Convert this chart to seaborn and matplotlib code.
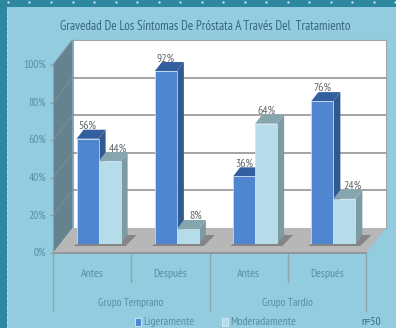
import numpy as np
import pandas as pd
import matplotlib
matplotlib.use("Agg")
import matplotlib.pyplot as plt
from matplotlib.lines import Line2D
from matplotlib.patches import Polygon, Rectangle
import seaborn as sns

# Survey results
groups = ["Grupo Temprano", "Grupo Temprano", "Grupo Tardío", "Grupo Tardío"]
phases = ["Antes", "Después", "Antes", "Después"]
ligeramente = [56, 92, 36, 76]
moderadamente = [44, 8, 64, 24]
series_names = ["Ligeramente", "Moderadamente"]
y_ticks = [0, 20, 40, 60, 80, 100]
title_text = "Gravedad De Los Síntomas De Próstata A Través Del  Tratamiento"

W, H = 396, 328
BG, BORDER = "#93cbdf", "#2e87a1"
FRONT = ["#4f86cf", "#b6dce9"]
TOP = ["#335f9f", "#85a6af"]
SIDE = ["#2f5a92", "#7d9ba3"]
TXT = "#5b8da3"
FONTS = ["PT Sans Narrow", "Liberation Sans", "DejaVu Sans"]

sns.set_theme(style="white")
plt.rcParams["font.family"] = FONTS

fig = plt.figure(figsize=(W / 100, H / 100), dpi=100, facecolor=BG)


def axes_px(left, top, right, bottom):
    return fig.add_axes([left / W, 1 - bottom / H, (right - left) / W, (bottom - top) / H])


# Front plane of the box carries the value scale and the category scale
L, R, Y0, Y100 = 53, 366, 253, 65
ax = axes_px(L, Y100, R, Y0)
ax.set_xlim(-0.5, 3.5)
ax.set_ylim(0, 100)
ax.axis("off")
ux = (R - L) / 4            # pixels per category
uy = (Y0 - Y100) / 100      # pixels per percentage point
wall_dx, wall_dy = 19.5 / ux, 25 / uy

# Back wall, side wall, floor
ax.add_patch(Polygon([(-0.5 + wall_dx, wall_dy), (3.5 + wall_dx, wall_dy),
                      (3.5 + wall_dx, 100 + wall_dy), (-0.5 + wall_dx, 100 + wall_dy)],
                     fc="white", ec="#a5a5a5", lw=0.8, clip_on=False, zorder=1))
ax.add_patch(Polygon([(-0.5, 0), (-0.5 + wall_dx, wall_dy),
                      (-0.5 + wall_dx, 100 + wall_dy), (-0.5, 100)],
                     fc="#64838f", ec="none", clip_on=False, zorder=1))
for v in y_ticks[1:-1]:
    ax.plot([-0.5 + wall_dx, 3.5 + wall_dx], [v + wall_dy] * 2, color="#8c8c8c", lw=1.1,
            clip_on=False, zorder=2, solid_capstyle="butt")
for v in y_ticks[1:]:
    ax.plot([-0.5, -0.5 + wall_dx], [v, v + wall_dy], color="#75909b", lw=0.8,
            clip_on=False, zorder=2)
ax.add_patch(Polygon([(-0.5, 0), (3.5, 0), (3.5 + wall_dx, wall_dy), (-0.5 + wall_dx, wall_dy)],
                     fc="#b7b7b7", ec="none", clip_on=False, zorder=3))
ax.plot([-0.5, 3.5], [0, 0], color="#8f979a", lw=1.4, clip_on=False, zorder=4)

# Value axis
ax.plot([-0.5, -0.5], [0, 100], color="#8fa3ab", lw=0.8, clip_on=False, zorder=4)
for v in y_ticks:
    ax.plot([-0.5 - 3 / ux, -0.5], [v, v], color="#8fa3ab", lw=0.8, clip_on=False, zorder=4)
    ax.text(-0.5 - 7 / ux, v, f"{v}%", ha="right", va="center", fontsize=8.3, color=TXT)

# Two-level category axis
for i, ph in enumerate(phases):
    ax.text(i, -21 / uy, ph, ha="center", va="center", fontsize=8.5, color=TXT)
for sep, depth in zip([-0.5, 0.5, 1.5, 2.5, 3.5], [58, 29, 58, 29, 58]):
    ax.plot([sep, sep], [0, -depth / uy], color="#8fa3ab", lw=1, clip_on=False, zorder=4)
for start in range(0, len(groups), 2):
    ax.text(start + 0.5, -50 / uy, groups[start], ha="center", va="center", fontsize=8.3, color=TXT)

# Bars stand a little behind the front edge of the floor
bar_dx, bar_dy = 6.5, 9
bx = axes_px(L + bar_dx, Y100 - bar_dy, R + bar_dx, Y0 - bar_dy)
labels = [f"{g}|{p}" for g, p in zip(groups, phases)]
df = pd.DataFrame({
    "cat": labels * 2,
    "serie": [series_names[0]] * 4 + [series_names[1]] * 4,
    "valor": ligeramente + moderadamente,
})
sns.barplot(data=df, x="cat", y="valor", hue="serie", order=labels, hue_order=series_names,
            palette=FRONT, width=0.5625, gap=0, legend=False, ax=bx, saturation=1,
            edgecolor="#cfe4f1", linewidth=0.5, zorder=5)
bx.set_xlim(-0.5, 3.5)
bx.set_ylim(0, 100)
bx.axis("off")
bx.patch.set_alpha(0)

dx, dy = 7 / ux, 9 / uy
bars = list(bx.patches)
values = ligeramente + moderadamente
n = len(labels)

# Shadow on the floor under each pair of bars
for i in range(n):
    x0 = bars[i].get_x()
    x1 = bars[i + n].get_x() + bars[i + n].get_width()
    sx0, sx1, drop = x0 - 3 / ux, x1 + 5 / ux, 2 / uy
    bx.add_patch(Polygon([(sx0, -drop), (sx1, -drop), (sx1 + dx + 4 / ux, dy),
                          (x1, dy), (x0, 0)],
                         fc="#858585", ec="none", clip_on=False, zorder=1))

# Depth faces, back to front so each bar covers its neighbour's side
for i in range(n):
    for k, idx in enumerate((i, i + n)):
        b = bars[idx]
        x0, w, h = b.get_x(), b.get_width(), values[idx]
        x1 = x0 + w
        bx.add_patch(Polygon([(x1, 0), (x1 + dx, dy), (x1 + dx, h + dy), (x1, h)],
                             fc=SIDE[k], ec="none", clip_on=False, zorder=2))
        bx.add_patch(Polygon([(x0, h), (x1, h), (x1 + dx, h + dy), (x0 + dx, h + dy)],
                             fc=TOP[k], ec="none", clip_on=False, zorder=2))
        # A short bar's label steps right, clear of the taller neighbour's side
        nudge = 8 / ux if k == 1 and values[i] > h else 0
        bx.text(x0 + w / 2 + nudge, h + dy - 0.6, f"{h}%", ha="center", va="bottom",
                fontsize=8.5, color="#5f6569", clip_on=False, zorder=6)

# Title, legend and sample size
fig.text(205 / W, 1 - 26 / H, title_text, ha="center", va="center", fontsize=9.4,
         color="#36677e")
for x, c, name in [(135, FRONT[0], series_names[0]), (222, FRONT[1], series_names[1])]:
    fig.add_artist(Rectangle((x / W, 1 - 326 / H), 6 / W, 8 / H, transform=fig.transFigure,
                             fc=c, ec="#d8eaf3", lw=0.6))
    fig.text((x + 8) / W, 1 - 322 / H, name, ha="left", va="center", fontsize=8.5, color=TXT)
fig.text(381 / W, 1 - 322 / H, "n=50", ha="right", va="center", fontsize=8,
         color="#36677e")

# Dotted teal frame along the top and left edges
fig.add_artist(Rectangle((0, 1 - 7 / H), 1, 7 / H, transform=fig.transFigure, fc=BORDER, ec="none"))
fig.add_artist(Rectangle((0, 0), 7 / W, 1, transform=fig.transFigure, fc=BORDER, ec="none"))
top_dots = np.arange(8, W, 21.5)
fig.add_artist(Line2D(top_dots / W, np.full_like(top_dots, 1 - 2 / H), transform=fig.transFigure,
                      ls="none", marker="o", ms=1.6, mfc="#d5ecf3", mec="none"))
fig.add_artist(Line2D([7 / W, 7 / W], [0, 1 - 7 / H], transform=fig.transFigure,
                      color="#bfe0ea", lw=0.7, ls=(0, (2, 3))))

fig.savefig("out.png", dpi=100, facecolor=BG)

## WHAT YOU HAVE TO DO
Copy nothing but the lines from the first one in the listing through the line with "import seaborn as sns", and omit the pictures.

## SOLVED PROBLEM
Convert this chart to seaborn and matplotlib code.
import numpy as np
import pandas as pd
import matplotlib
matplotlib.use("Agg")
import matplotlib.pyplot as plt
from matplotlib.lines import Line2D
from matplotlib.patches import Polygon, Rectangle
import seaborn as sns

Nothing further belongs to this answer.